Dimensionality reduction
Dimensionality reduction is used to reduce the dimensionality of a dataset. It is really helpful in cases where the problem becomes intractable, when the number of variables increases. By using the term dimensionality, we are referring to the features. One of the basic reduction techniques is feature engineering.
Generally, we have many dimensionality reduction algorithms:
- Low variance filter: Dropping variables that have low variance, compared to others.
- High correlation filter: This identifies the variables with high correlation, by using pearson or polychoric, and selects one of them using the Variance Inflation Factor (VIF).
- Backward feature elimination: This is done by computing the sum of square of error (SSE) after eliminating each variable n times.
- Linear Discriminant Analysis (LDA): This reduces the number of dimensions, n, from the original to the number of classes — 1 number of features.

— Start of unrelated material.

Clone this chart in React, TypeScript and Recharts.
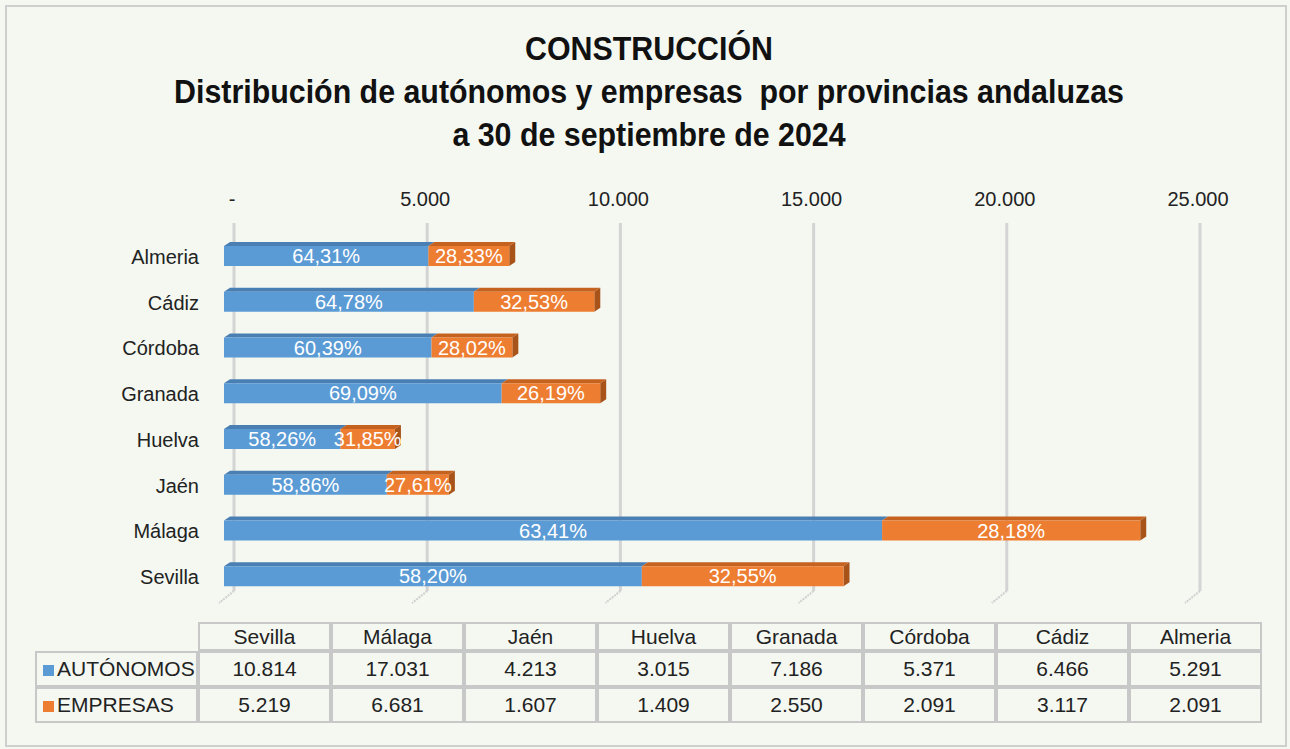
import React from 'react'
import { BarChart, Bar, XAxis, YAxis, CartesianGrid, LabelList } from 'recharts'

const provincias = ['Almeria', 'Cádiz', 'Córdoba', 'Granada', 'Huelva', 'Jaén', 'Málaga', 'Sevilla']
const autonomos = [5291, 6466, 5371, 7186, 3015, 4213, 17031, 10814]
const empresas = [2091, 3117, 2091, 2550, 1409, 1607, 6681, 5219]
const pctAutonomos = ['64,31%', '64,78%', '60,39%', '69,09%', '58,26%', '58,86%', '63,41%', '58,20%']
const pctEmpresas = ['28,33%', '32,53%', '28,02%', '26,19%', '31,85%', '27,61%', '28,18%', '32,55%']
const xTicks = [0, 5000, 10000, 15000, 20000, 25000]

const NARROW = "'Liberation Sans Narrow', 'Arial Narrow', 'Liberation Sans', sans-serif"
const BLUE = '#5b9bd5'
const ORANGE = '#ed7d31'

const fmt = (v: number) => (v === 0 ? '-' : String(v).replace(/\B(?=(\d{3})+(?!\d))/g, '.'))

const data = provincias.map((name, i) => ({
  name,
  autonomos: autonomos[i],
  empresas: empresas[i],
  pctA: pctAutonomos[i],
  pctE: pctEmpresas[i],
}))

// table is listed bottom-up (Sevilla first)
const tableOrder = [...data].reverse()

const bar3d = (front: string, top: string, side: string, withSide: boolean) => (props: any) => {
  const { x, y, width, height } = props
  if (!width || width <= 0) return <g />
  const d = 6
  const dy = 4
  return (
    <g>
      <polygon points={`${x},${y} ${x + d},${y - dy} ${x + width + d},${y - dy} ${x + width},${y}`} fill={top} />
      {withSide && (
        <polygon
          points={`${x + width},${y} ${x + width + d},${y - dy} ${x + width + d},${y + height - dy} ${x + width},${y + height}`}
          fill={side}
        />
      )}
      <rect x={x} y={y} width={width} height={height} fill={front} />
    </g>
  )
}

const gridLine = (props: any) => {
  const { x1, y1, y2, key } = props
  const gx = x1 + 10
  return (
    <g key={key}>
      <line x1={gx} y1={y1 - 10} x2={gx} y2={y2 - 8} stroke="#d4d4d4" strokeWidth={3} />
      <line x1={gx} y1={y2 - 8} x2={gx - 15} y2={y2 + 4} stroke="#d0d0d0" strokeWidth={2} strokeDasharray="2 1" />
    </g>
  )
}

const TopTick = (props: any) => {
  const { x, y, payload } = props
  return (
    <text x={x + 8} y={y - 26} textAnchor="middle" dominantBaseline="central" fontFamily={NARROW} fontSize={20} fill="#222">
      {fmt(payload.value)}
    </text>
  )
}

const LeftTick = (props: any) => {
  const { x, y, payload } = props
  return (
    <text x={x - 17} y={y + 1} textAnchor="end" dominantBaseline="central" fontFamily={NARROW} fontSize={20} fill="#222">
      {payload.value}
    </text>
  )
}

const cell: React.CSSProperties = {
  border: '2px solid #c8c8c8',
  textAlign: 'center',
  padding: 0,
}

export default function App() {
  return (
    <div style={{ position: 'absolute', left: 0, top: 0, width: 1290, height: 749, background: '#f4f8f1', fontFamily: NARROW }}>
      <div style={{ position: 'absolute', left: 5, top: 5, width: 1278, height: 738, border: '2px solid #cfcfcf' }} />
      <div
        style={{
          position: 'absolute',
          left: 0,
          top: 27,
          width: 1298,
          textAlign: 'center',
          fontWeight: 'bold',
          fontSize: 33,
          lineHeight: '43px',
          color: '#111',
          transform: 'scaleX(0.92)',
          transformOrigin: '649px 0',
        }}
      >
        <div>CONSTRUCCIÓN</div>
        <div>Distribución de autónomos y empresas&nbsp; por provincias andaluzas</div>
        <div>a 30 de septiembre de 2024</div>
      </div>
      <div style={{ position: 'absolute', left: 0, top: 0 }}>
        <BarChart width={1290} height={749} data={data} layout="vertical" margin={{ top: 203, right: 100, bottom: 150, left: 100 }} barSize={20}>
          <CartesianGrid horizontal={false} vertical={gridLine} />
          <XAxis type="number" orientation="top" domain={[0, 25000]} ticks={xTicks} height={30} axisLine={false} tickLine={false} tick={<TopTick />} />
          <YAxis type="category" dataKey="name" width={124} axisLine={false} tickLine={false} tick={<LeftTick />} />
          <Bar dataKey="autonomos" stackId="s" fill={BLUE} shape={bar3d(BLUE, '#4a7fb3', '#3f6d9a', false)} isAnimationActive={false}>
            <LabelList dataKey="pctA" position="center" fill="#fff" fontFamily={NARROW} fontSize={20} />
          </Bar>
          <Bar dataKey="empresas" stackId="s" fill={ORANGE} shape={bar3d(ORANGE, '#c6621f', '#a8531a', true)} isAnimationActive={false}>
            <LabelList dataKey="pctE" position="center" fill="#fff" fontFamily={NARROW} fontSize={20} />
          </Bar>
        </BarChart>
      </div>
      <table
        style={{
          position: 'absolute',
          left: 35,
          top: 622,
          borderCollapse: 'separate',
          borderSpacing: 0,
          fontSize: 21,
          color: '#222',
          tableLayout: 'fixed',
        }}
      >
        <colgroup>
          <col style={{ width: 163 }} />
          {tableOrder.map((d) => (
            <col key={d.name} style={{ width: 133 }} />
          ))}
        </colgroup>
        <tbody>
          <tr style={{ height: 29 }}>
            <td style={{ border: 'none' }} />
            {tableOrder.map((d) => (
              <td key={d.name} style={cell}>{d.name}</td>
            ))}
          </tr>
          <tr style={{ height: 36 }}>
            <td style={{ ...cell, textAlign: 'left', paddingLeft: 6 }}>
              <span style={{ display: 'inline-block', width: 11, height: 11, background: BLUE, marginRight: 3 }} />
              AUTÓNOMOS
            </td>
            {tableOrder.map((d) => (
              <td key={d.name} style={cell}>{fmt(d.autonomos)}</td>
            ))}
          </tr>
          <tr style={{ height: 36 }}>
            <td style={{ ...cell, textAlign: 'left', paddingLeft: 6 }}>
              <span style={{ display: 'inline-block', width: 11, height: 11, background: ORANGE, marginRight: 3 }} />
              EMPRESAS
            </td>
            {tableOrder.map((d) => (
              <td key={d.name} style={cell}>{fmt(d.empresas)}</td>
            ))}
          </tr>
        </tbody>
      </table>
    </div>
  )
}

- Principal Component Analysis (PCA): This is a statistical procedure that transforms variables into a new set of variables (principle components).

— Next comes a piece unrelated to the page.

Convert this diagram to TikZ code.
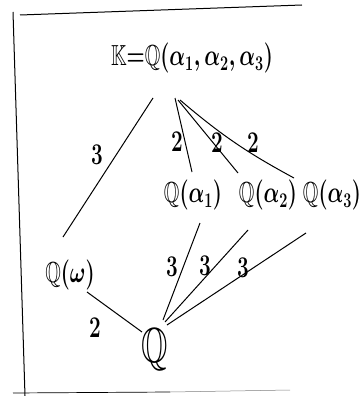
\documentclass[tikz,border=0pt]{standalone}
\usepackage{amssymb}
\usepackage{amsmath}
\usepackage{graphicx}
\usetikzlibrary{calc}
\newcommand{\tallx}[1]{\scalebox{1}[1.45]{\boldmath$#1$}}
\begin{document}
\begin{tikzpicture}[x=1pt,y=-1pt,
  field/.style={inner sep=0pt,font=\fontsize{20}{24}\selectfont},
  deg/.style={inner sep=0pt,font=\fontsize{22}{26}\selectfont},
  ln/.style={line width=1pt}]
\useasboundingbox (0,0) rectangle (361,396);
% frame
\draw[ln] (13,12) -- (25,396);
\draw[ln] (20,15) -- (302,5);
\draw[line width=0.7pt] (13,393) -- (170,392);
\draw[line width=0.5pt,gray] (170,392) -- (290,390);
% nodes
\node[field,font=\fontsize{20}{24}\selectfont] (K) at (192,58) {\tallx{\mathbb{K}{=}\mathbb{Q}(\alpha_1,\alpha_2,\alpha_3)}};
\node[field] (Qa1) at (193,195) {\tallx{\mathbb{Q}(\alpha_1)}};
\node[field] (Qa2) at (268,195) {\tallx{\mathbb{Q}(\alpha_2)}};
\node[field] (Qa3) at (332,195) {\tallx{\mathbb{Q}(\alpha_3)}};
\node[field] (Qw) at (70,275) {\tallx{\mathbb{Q}(\omega)}};
\node[field,font=\fontsize{34}{38}\selectfont] (Q) at (155,350) {\tallx{\mathbb{Q}}};
% connectors
\draw[ln] ($(K)+(-39,40)$) -- ($(Qw)+(-7,-38)$);
\draw[ln] ($(K)+(-17,40)$) -- ($(Qa1)+(-1,-23)$);
\draw[ln] ($(K)+(-14,42)$) -- ($(Qa2)+(-30,-22)$);
\draw[ln] ($(K)+(-12,42)$) to[bend right=6] ($(Qa3)+(-38,-17)$);
\draw[ln] ($(Qa1)+(7,28)$) -- ($(Q)+(8,-30)$);
\draw[ln] ($(Qa2)+(-20,35)$) -- ($(Q)+(10,-28)$);
\draw[ln] ($(Qa3)+(-26,38)$) -- ($(Q)+(12,-25)$);
\draw[ln] ($(Qw)+(17,17)$) -- ($(Q)+(-13,-18)$);
% degree labels
\node[deg] (l1) at (97,155) {\tallx{3}};
\node[deg] (l2) at (177,142) {\tallx{2}};
\node[deg] (l3) at (217,143) {\tallx{2}};
\node[deg] (l4) at (253,143) {\tallx{2}};
\node[deg] (l5) at (172,267) {\tallx{3}};
\node[deg] (l6) at (205,266) {\tallx{3}};
\node[deg] (l7) at (243,268) {\tallx{3}};
\node[deg] (l8) at (95,328) {\tallx{2}};
\end{tikzpicture}
\end{document}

Improving classification with ensemble learning
In many cases, when you build a machine learning model, you receive low accuracy and low results. In order to get good results, we can use ensemble learning techniques. This can be done by combining many machine learning techniques into one predictive model.
We can categorize ensemble learning techniques into two categories:
- Parallel ensemble methods—The following graph illustrates how parallel ensemble learning works:
- Sequential ensemble methods—The following graph illustrates how sequential ensemble learning works:
The following are the three most used ensemble learning techniques:
- Bootstrap aggregating (bagging): This involves building separate models and combining them by using model averaging techniques, like weighted average and majority vote.
- Boosting: This is a sequential ensemble learning technique. Gradient boosting is one of the most used boosting techniques.
- Stacking: This is like boosting, but it uses a new model to combine submodels.